Is the Ending Really Happy?
Not completely.
Although Se-ah, Geon-woo, and Ha-joon survive, both Hyeon-wook and Na-ri die during the story. Bang Ui also barely survives after suffering severe injuries while protecting the group from vengeful spirits.
By the end of the series, Ha-sal and Bang Ui invite the surviving teenagers for dinner and perform a ceremony for Hyeon-wook’s peaceful passing.
It feels emotional and hopeful — but the story may not truly be over.
Season 2 Tease Explained
The final epilogue strongly hints at a possible second season.
Hyeon-wook’s online Discord friend — the person who originally introduced him to Girigo — returns to the school campus searching for Na-ri’s abandoned phone.

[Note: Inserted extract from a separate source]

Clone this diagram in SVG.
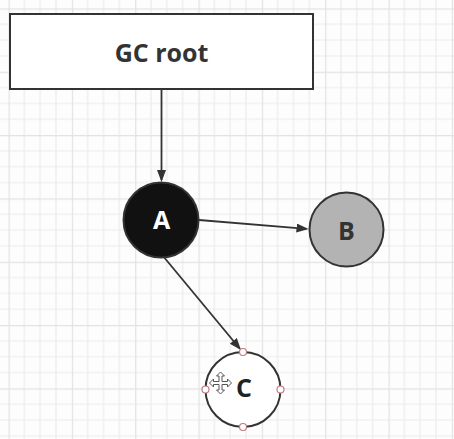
<svg xmlns="http://www.w3.org/2000/svg" width="454" height="439" viewBox="0 0 454 439">
  <style>
    .lbl { font-family: "Open Sans", "Liberation Sans", sans-serif; font-weight: bold; font-size: 25px; text-anchor: middle; }
    .edge { stroke: #333333; stroke-width: 1.8; fill: none; }
    .node { stroke: #333333; stroke-width: 2; }
    .handle { fill: #ffffff; stroke: #c07a80; stroke-width: 1.2; }
  </style>
  <defs>
    <pattern id="grid" patternUnits="userSpaceOnUse" x="8.5" y="8.4" width="63.33" height="63.33">
      <path d="M15.83 0V63.33M31.66 0V63.33M47.5 0V63.33M0 15.83H63.33M0 31.66H63.33M0 47.5H63.33" stroke="#ececec" stroke-width="1.2" fill="none"/>
      <path d="M0.5 0V63.33M0 0.5H63.33" stroke="#e2e2e2" stroke-width="1.4" fill="none"/>
    </pattern>
    <marker id="arrow" markerUnits="userSpaceOnUse" markerWidth="14" markerHeight="12" refX="10" refY="4.5" orient="auto">
      <path d="M0 0L12 4.5L0 9Z" fill="#333333"/>
    </marker>
  </defs>
  <rect width="454" height="439" fill="#fdfdfd"/>
  <rect width="454" height="439" fill="url(#grid)"/>

  <g id="connectors">
    <line class="edge" x1="161.5" y1="89" x2="161.5" y2="180" marker-end="url(#arrow)"/>
    <line class="edge" x1="199" y1="220" x2="306.5" y2="228.8" marker-end="url(#arrow)"/>
    <line class="edge" x1="163" y1="256" x2="239.7" y2="348.5" marker-end="url(#arrow)"/>
  </g>

  <g id="gc-root">
    <rect x="10" y="14" width="303" height="75" fill="#ffffff" class="node"/>
    <text class="lbl" x="161.5" y="62" fill="#333333">GC root</text>
  </g>

  <g id="node-a">
    <circle cx="161" cy="220" r="37.5" fill="#111111" class="node"/>
    <text class="lbl" x="161.5" y="229" fill="#ffffff">A</text>
  </g>

  <g id="node-b">
    <circle cx="346.5" cy="229.5" r="37" fill="#b3b3b3" class="node"/>
    <text class="lbl" x="346.5" y="239.5" fill="#333333">B</text>
  </g>

  <g id="node-c">
    <circle cx="243" cy="389.5" r="37.5" fill="#ffffff" class="node"/>
    <text class="lbl" x="244" y="397" fill="#222222">C</text>
    <circle class="handle" cx="243" cy="352" r="3.5"/>
    <circle class="handle" cx="205.5" cy="389.5" r="3.5"/>
    <circle class="handle" cx="280.5" cy="389.5" r="3.5"/>
    <circle class="handle" cx="243" cy="427" r="3.5"/>
    <polygon transform="translate(220.5 383)" fill="#ffffff" stroke="#555555" stroke-width="1" points="0,-11 4,-7 1.5,-7 1.5,-1.5 7,-1.5 7,-4 11,0 7,4 7,1.5 1.5,1.5 1.5,7 4,7 0,11 -4,7 -1.5,7 -1.5,1.5 -7,1.5 -7,4 -11,0 -7,-4 -7,-1.5 -1.5,-1.5 -1.5,-7 -4,-7"/>
  </g>
</svg>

A mysterious Discord user guides him to the device and even provides the correct passcode.
When the phone is unlocked, the Girigo app is still installed.
This shocking reveal suggests the curse may still exist.
The identity of the mysterious Discord contact is never confirmed, but many fans believe it could be Na-ri’s spirit. She would know both the phone’s location and its password, and her anger toward her friends never fully disappeared before her death.
The series also established that the curse only becomes active when someone makes a deadly wish connected to hatred or revenge.
Did Na-ri create a new version of the curse before dying?
That unanswered question leaves the door wide open for If Wishes Could Kill Season 2.
For now, though, Netflix may already have one of the year’s most surprisingly successful Korean horror dramas on its hands.